Matched Choice of data for HH income: Using the matched SIPP-SSA data, however, is somewhat limited in that these data are available at only four points during the 1984 to 2003 period: 1984/1985, 1993/1994, 1997/1998, and 2001/2002. Actually, matched SIPP data is available for all but a few months of 2000, using the 1984 to 1993, 1996, and 2001 panels. More detail on the data used and selection rules would be helpful.

Missing Match rates for SIPP: The match rate for each SIPP panel was 85 percent in 1984, 81 percent in 1993, 78 percent in 1996, and 57 percent in 2001. Using such a sample restriction could produce nearly any trend or absence thereof. Imputation rates also increased due to refused interviews and attrition during the SIPP ramping up across panels. The authors find that Among all households (including those with imputed data), the variability in household income (as measured by the standard deviation of the percentage change in household income) increased by 21 percent over the 1994 to 2003 period. After dropping any household with any imputed earnings, they find no change in total household income volatility over the 1984 to 2003 period. Their analysis of the matched SIPP-SSA data, in contrast to [their] analysis of the survey data alone, did not show a differential trend in variability among households with imputed income data and households with non-imputed income data. Hard to know what is due to what source of missing data.

Monthly Variation Here is the log of one plus the SD of monthly income reports in the 2001 SIPP for two years; the bulk of the distribution lies between 4 and 8 log dollars, or 50 and 3000 dollars, but the distribution is clearly not normal. A similar summary of the coefficient of variation for pairs of years would be a valuable addition and provide a link from bar graphs showing percent with less than a 25% change to more detailed statistics.

Incomplete A similar pattern is true if you condition on complete income data for 2002 and look at 2001/2002 estimates of variability in month-to-month income reports. Those who have complete or incomplete data look similar at another time, but in the year they have incomplete data are much more likely to have no variability in reported income (sd=0), which may reflect merely the possibility that they report 1 month of data, or 4 months of the same income value. Might be useful to examine the data available within a year more closely, rather than throwing out any data with any imputations in any months. One cannot condition on other observed income to impute the missing values; plausible assumptions are that all those who are unmatched or suffer attrition from the panel have either zero variation or more than the most extreme observed. Putting each of these assumptions, in turn, into practice for all missing values leads to credible bounds on estimates, particularly for measures of the central tendency of variability that are less sensitive to outliers.

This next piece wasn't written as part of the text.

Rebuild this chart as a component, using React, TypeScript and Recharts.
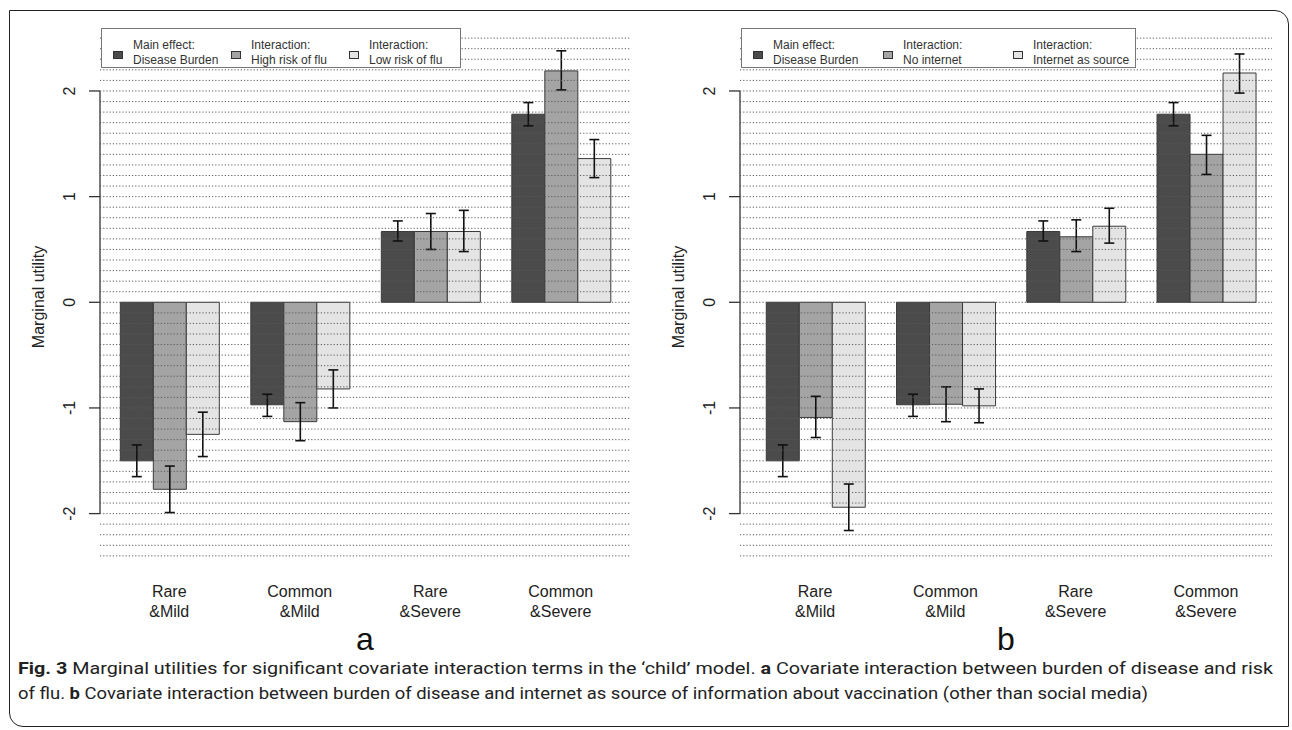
import React from 'react'
import { BarChart, Bar, XAxis, YAxis, ErrorBar, ReferenceLine, Label } from 'recharts'

// categories (two-line tick labels)
const CATEGORIES = ['Rare\n&Mild', 'Common\n&Mild', 'Rare\n&Severe', 'Common\n&Severe']

// panel a
const A_NAMES = ['Main effect:\nDisease Burden', 'Interaction:\nHigh risk of flu', 'Interaction:\nLow risk of flu']
const A_MAIN = [-1.5, -0.97, 0.67, 1.78]
const A_MAIN_LO = [-1.65, -1.08, 0.58, 1.67]
const A_MAIN_HI = [-1.35, -0.87, 0.77, 1.89]
const A_HIGH = [-1.77, -1.13, 0.67, 2.19]
const A_HIGH_LO = [-1.99, -1.31, 0.5, 2.01]
const A_HIGH_HI = [-1.55, -0.95, 0.84, 2.38]
const A_LOW = [-1.25, -0.82, 0.67, 1.36]
const A_LOW_LO = [-1.46, -1.0, 0.48, 1.18]
const A_LOW_HI = [-1.04, -0.64, 0.87, 1.54]

// panel b
const B_NAMES = ['Main effect:\nDisease Burden', 'Interaction:\nNo internet', 'Interaction:\nInternet as source']
const B_MAIN = [-1.5, -0.97, 0.67, 1.78]
const B_MAIN_LO = [-1.65, -1.08, 0.58, 1.67]
const B_MAIN_HI = [-1.35, -0.87, 0.77, 1.89]
const B_NONET = [-1.09, -0.965, 0.62, 1.4]
const B_NONET_LO = [-1.28, -1.13, 0.48, 1.21]
const B_NONET_HI = [-0.89, -0.8, 0.78, 1.58]
const B_NET = [-1.94, -0.98, 0.72, 2.17]
const B_NET_LO = [-2.16, -1.14, 0.56, 1.98]
const B_NET_HI = [-1.72, -0.82, 0.89, 2.35]

const Y_TICKS = [-2, -1, 0, 1, 2]
const Y_DOMAIN: [number, number] = [-2.6, 2.7]
const GRID_VALUES = Array.from({ length: 50 }, (_, i) => (i - 24) / 10)

const FILLS = ['#4b4b4b', '#a4a4a4', '#e4e4e4']
const FONT = '"Liberation Sans", Arial, sans-serif'

const PLOT_TOP = 17
const PLOT_H = 560
const X_AXIS_H = 92
const CHART_H = PLOT_TOP + PLOT_H + X_AXIS_H
const Y_AXIS_W = 100
const PX_PER_UNIT = PLOT_H / (Y_DOMAIN[1] - Y_DOMAIN[0])

function buildRows(series: number[][], lows: number[][], highs: number[][]) {
  return CATEGORIES.map((cat, i) => {
    const row: any = { cat }
    series.forEach((s, k) => {
      row['s' + k] = s[i]
      row['e' + k] = [s[i] - lows[k][i], highs[k][i] - s[i]]
    })
    return row
  })
}

const rowsA = buildRows([A_MAIN, A_HIGH, A_LOW], [A_MAIN_LO, A_HIGH_LO, A_LOW_LO], [A_MAIN_HI, A_HIGH_HI, A_LOW_HI])
const rowsB = buildRows([B_MAIN, B_NONET, B_NET], [B_MAIN_LO, B_NONET_LO, B_NET_LO], [B_MAIN_HI, B_NONET_HI, B_NET_HI])

const YTick = (props: any) => {
  const { y, payload } = props
  const v = payload.value
  const lx = Y_AXIS_W - 30
  return (
    <g>
      <line x1={Y_AXIS_W - 11} x2={Y_AXIS_W} y1={y} y2={y} stroke="#333" strokeWidth={1.3} />
      {v < 2 && <line x1={Y_AXIS_W} x2={Y_AXIS_W} y1={y} y2={y - PX_PER_UNIT} stroke="#333" strokeWidth={1.3} />}
      <text x={lx} y={y} transform={`rotate(-90 ${lx} ${y})`} textAnchor="middle" dominantBaseline="central"
        fontSize={16} fontFamily={FONT} fill="#222">{String(v)}</text>
    </g>
  )
}

const XTick = (props: any) => {
  const { x, y, payload } = props
  const [top, bottom] = String(payload.value).split('\n')
  return (
    <text x={x} y={y} textAnchor="middle" fontSize={16} fontFamily={FONT} fill="#222">
      <tspan x={x} dy={20}>{top}</tspan>
      <tspan x={x} dy={20}>{bottom}</tspan>
    </text>
  )
}

const YTitle = (props: any) => {
  const vb = props.viewBox || { x: 0, y: PLOT_TOP, height: PLOT_H }
  const cx = vb.x + 38
  const cy = vb.y + vb.height / 2
  return (
    <text x={cx} y={cy} transform={`rotate(-90 ${cx} ${cy})`} textAnchor="middle" dominantBaseline="central"
      fontSize={16} fontFamily={FONT} fill="#222">Marginal utility</text>
  )
}

function LegendBox({ names, textW, boxW }: any) {
  return (
    <div style={{ position: 'absolute', top: 28, left: 101, width: boxW, height: 40, boxSizing: 'border-box',
      border: '1px solid #777', background: '#fff', display: 'flex', paddingLeft: 11, paddingTop: 9,
      fontFamily: FONT, fontSize: 12, lineHeight: '15px', color: '#333' }}>
      {names.map((n: string, i: number) => {
        const [l1, l2] = n.split('\n')
        return (
          <div key={i} style={{ display: 'flex', alignItems: 'center', marginRight: 10 }}>
            <span style={{ width: 10, height: 8, boxSizing: 'border-box', border: '1px solid #333',
              background: FILLS[i], marginRight: 10, marginTop: 4 }} />
            <div style={{ width: textW, whiteSpace: 'nowrap' }}>{l1}<br />{l2}</div>
          </div>
        )
      })}
    </div>
  )
}

function Panel({ rows, names, letter, width, padL, padR, textW, boxW }: any) {
  return (
    <div style={{ position: 'relative', width, height: CHART_H }}>
      <div style={{ position: 'absolute', left: 0, top: 0 }}>
        <BarChart width={width} height={CHART_H} data={rows}
          margin={{ top: PLOT_TOP, right: 10, bottom: 0, left: 0 }} barCategoryGap="12.5%" barGap={0}>
          <XAxis dataKey="cat" axisLine={false} tickLine={false} tickSize={0} tickMargin={0} interval={0}
            height={X_AXIS_H} padding={{ left: padL, right: padR }} tick={<XTick />}>
            <Label value={letter} position="insideBottom" offset={19} fontSize={32} fontFamily={FONT} fill="#111" />
          </XAxis>
          <YAxis type="number" domain={Y_DOMAIN} ticks={Y_TICKS} width={Y_AXIS_W} axisLine={false} tickLine={false}
            allowDataOverflow tick={<YTick />}>
            <Label content={<YTitle />} />
          </YAxis>
          {[0, 1, 2].map(k => (
            <Bar key={k} dataKey={'s' + k} name={names[k]} fill={FILLS[k]} stroke="#3a3a3a" strokeWidth={1}
              isAnimationActive={false}>
              <ErrorBar dataKey={'e' + k} width={5} stroke="#111" strokeWidth={1.6} direction="y" />
            </Bar>
          ))}
        </BarChart>
      </div>
      {/* dotted grid drawn over the bars, as in the original figure */}
      <div style={{ position: 'absolute', left: 0, top: 0, zIndex: 2 }}>
        <BarChart width={width} height={CHART_H} data={rows}
          margin={{ top: PLOT_TOP, right: 10, bottom: X_AXIS_H, left: Y_AXIS_W }}>
          <XAxis dataKey="cat" hide />
          <YAxis type="number" domain={Y_DOMAIN} hide allowDataOverflow />
          {GRID_VALUES.map(v => (
            <ReferenceLine key={v} y={v} stroke="#5a5a5a" strokeDasharray="1.2 2" strokeWidth={1} />
          ))}
        </BarChart>
      </div>
      <div style={{ position: 'absolute', left: 0, top: 0, zIndex: 3 }}>
        <LegendBox names={names} textW={textW} boxW={boxW} />
      </div>
    </div>
  )
}

export default function App() {
  return (
    <div style={{ position: 'absolute', left: 0, top: 0, width: 1292, height: 730, background: '#fff', overflow: 'hidden' }}>
      <div style={{ position: 'absolute', left: 9, top: 10, width: 1280, height: 717, boxSizing: 'border-box',
        border: '1.6px solid #222', borderTopRightRadius: 14, borderBottomLeftRadius: 14 }} />
      <div style={{ position: 'absolute', left: 0, top: 0 }}>
        <Panel rows={rowsA} names={A_NAMES} letter="a" width={640} padL={4} padR={4} textW={88} boxW={360} />
      </div>
      <div style={{ position: 'absolute', left: 640, top: 0 }}>
        <Panel rows={rowsB} names={B_NAMES} letter="b" width={642} padL={10} padR={1} textW={100} boxW={395} />
      </div>
      <svg style={{ position: 'absolute', left: 0, top: 654 }} width={1292} height={70}>
        <text x={18} y={20} fontSize={17} fontFamily='Roboto, "Open Sans", sans-serif' fill="#222"
          textLength={1255} lengthAdjust="spacingAndGlyphs">
          <tspan fontWeight="bold">Fig. 3</tspan> Marginal utilities for significant covariate interaction terms in the ‘child’ model. <tspan fontWeight="bold">a</tspan> Covariate interaction between burden of disease and risk
        </text>
        <text x={18} y={45} fontSize={17} fontFamily='Roboto, "Open Sans", sans-serif' fill="#222"
          textLength={1130} lengthAdjust="spacingAndGlyphs">
          of flu. <tspan fontWeight="bold">b</tspan> Covariate interaction between burden of disease and internet as source of information about vaccination (other than social media)
        </text>
      </svg>
    </div>
  )
}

Errors Abound Administrative data and survey data both error-prone. Cannot drop unmatched or imputed cases without introducing bias. Missings not MCAR, not MAR. Folks who experience an income change are more likely to have missing data. Imputation and survey nonresponse: imputations typically designed to improve estimation of conditional means, not higher moments. Improper matching: of records over time, or of admin records to survey records. Often admin-survey matches contain individuals who have very different age and sex values in the two sources, or are dead in one data source and working in another. Incompatible answers: within one data source, some data is incompatible (and is often then imputed somewhat arbitrarily), and across data sources, data is incompatible-impossible to know which is the more correct entry in many cases (though the presumption is usually in favor of admin sources, and more closely audited sources in that family, evidence is mixed). Incomplete coverage 1: Self employment, informal labor markets, inter vivos transfers Incomplete coverage 2: Hard-to-survey populations may not be accurately represented in admin records either.

, part one Different kinds of measurement errors produce different kinds of bias would be nice to say something about trends in various types of errors in the various data sources. Estimates of transition rates into and out of self-employment, informal labor market, etc. could generate plausible bounds on coverage bias. Imputing extremes for unmatched or otherwise missing data could generate credible bounds for imputation/matching bias. In general, one would like to see step-by-step comparison of different results, e.g. Somebody (2007) finds increasing volatility using the same data, and their analysis differs in these five ways, decomposed into these steps, four of which contribute roughly 10% of the difference and one roughly 60% of the difference in measured trends. Then we can see what the important differences are, and judge whether that choice should be substantively important and how we think it should matter.

Summary Measurement: Volatility is not observed, and measurements relate poorly to target Interpretation: Income volatility/change have no direct welfare consequence, but both clearly important Robustness within data: Some findings very sensitive to method, some less so: individual results shown to be less robust than family/household income Robustness across data: If one takes the estimate of the trend in income volatility by Dahl, DeLeire, and Schwabish of zero (or close to it) as a lower bound and Hacker s estimate of a tripling as an upper bound, most of the literature lies much closer to DDS. But almost all reject zero, and find an increase in volatility. Even if we take the range of DDS estimates as a credible interval, it runs from a small reduction to a 21% increase in the volatility of family income.